En 2007, une crise éclate, à la suite de la publication du livre de Boutrin et Confiant, puis de la venue du Professeur Belpomme et de l'annonce d'un rapport pour la rentrée 2007. Dans un premier temps, l'État souhaitait répondre par un plan de communication. J'ai, pour ma part, surtout invoqué la nécessité d'élaborer une stratégie d'intervention et de répondre par des actions. De fait, le sujet était loin d'être complètement traité, même si nous nous étions peut-être endormis un certain temps, après avoir fixé des limites maximales de résidus provisoires, en 2005, à la suite des premiers rapports de l'Agence française de sécurité sanitaire des aliments (AFSSA). L'agriculture s'était, en quelque sorte, acheté une certaine tranquillité, grâce à des valeurs limites fixées à 50 microgrammes pour les produits contributeurs de l'exposition et à 200 microgrammes pour les produits non-contributeurs de l'exposition, ce qui offrait une grande marge aux pêcheurs et aux éleveurs.
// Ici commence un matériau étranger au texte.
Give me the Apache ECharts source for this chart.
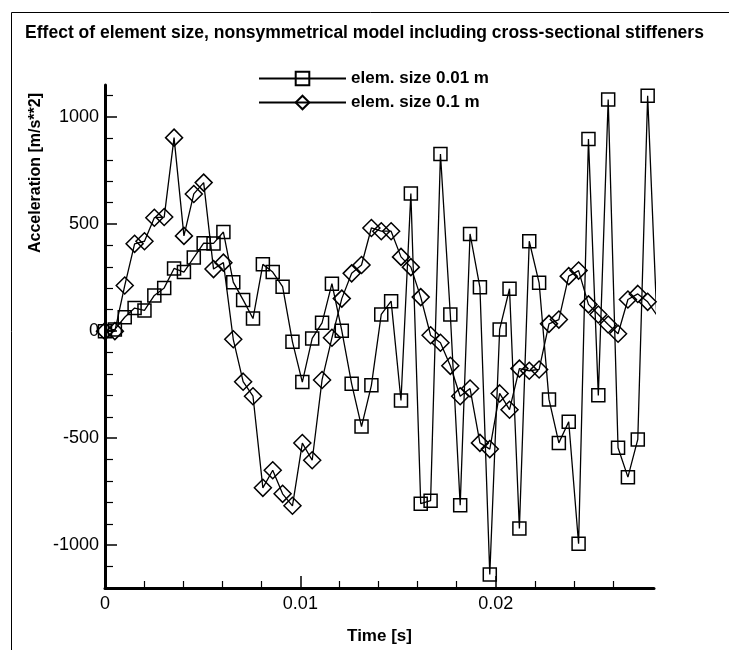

La réponse stratégique a été le plan chlordécone I, sur lequel j'ai beaucoup travaillé avec mes collègues de la DGS, ce plan ayant été essentiellement préparé au niveau national avec ma collaboration et relativement peu d'appui des services locaux de l'État. Didier Houssin a été nommé délégué national interministériel. Il était accompagné par Benoît Lesaffre, un ingénieur général des eaux et forêts, qui assurait le travail de coordination au niveau ministériel. Je travaillais, quant à moi, localement avec les préfets, la DGS et les services locaux de l'État. J'ai occupé cette fonction jusqu'en mars 2013, date à laquelle j'ai demandé à en être déchargé, compte tenu de l'évolution de ma mission et des difficultés que j'avais à l'assumer. Mes difficultés sont explicitement exposées dans le rapport de la mission d'évaluation du plan de 2011, aux pages 39 et suivantes, qui décrivent la manière dont cela se passait, aussi bien en matière de communication, de demandes d'appui restant sans réponse et de surcharge de travail, ce qui ne me permettait pas d'assurer correctement l'information de la population, ni de disposer de toutes les informations nécessaires.

Il faut savoir que, depuis 2009, j'étais également chargé de mission du PITE par une lettre de mission du ministère de l'intérieur et que j'ai géré le PITE de 2009 à 2013 pour le préfet de Martinique qui était responsable du budget opérationnel de programme, en ayant une grande marge de manoeuvre. Le PITE est un outil extrêmement intéressant, mais très difficile à défendre, quand des ministères veulent le saborder. Nous avons rencontré beaucoup de difficultés, à certains moments, certains ministères contributeurs n'admettant pas qu'une partie de leurs crédits soient mutualisés de cette manière pour des actions dans lesquelles ils n'avaient pas particulièrement d'intérêts.

En 2013, je suis retourné au sein de l'ARS, où je me suis essentiellement occupé de l'enquête Kannari, dont j'avais préparé le financement, qui n'était pas assuré par le deuxième plan, alors même que l'étude y était prévue. Nous avons réuni le financement grâce au PITE et à la contribution de la région Martinique. En revanche, nous n'avons pas pu obtenir de financements de la région Guadeloupe. Je me suis également occupé du programme des jardins familiaux de Martinique.

À partir de 2015, j'ai beaucoup travaillé sur la question des limites maximales de résidus (LMR), sur laquelle j'écrivais des notes depuis 2012, et de la répartition du chlordécone dans les organismes animaux, pour aboutir à ce que je demandais depuis le début : un retour à la norme fixée initialement en 2007, y compris par la Commission européenne, de 20 microgrammes dans les parties consommées. Cela a représenté un certain succès. Mais il a fallu beaucoup d'énergie et de temps pour y parvenir.

En 2016, j'ai voulu sortir un point complet sur ce sujet technique et traduire en termes accessibles, pour ceux qui savent à peu près lire, le minimum à savoir sur le chlordécone en Martinique. La préfecture de Guadeloupe a repris certaines de mes fiches sur son site. La majeure partie du document demeure d'actualité.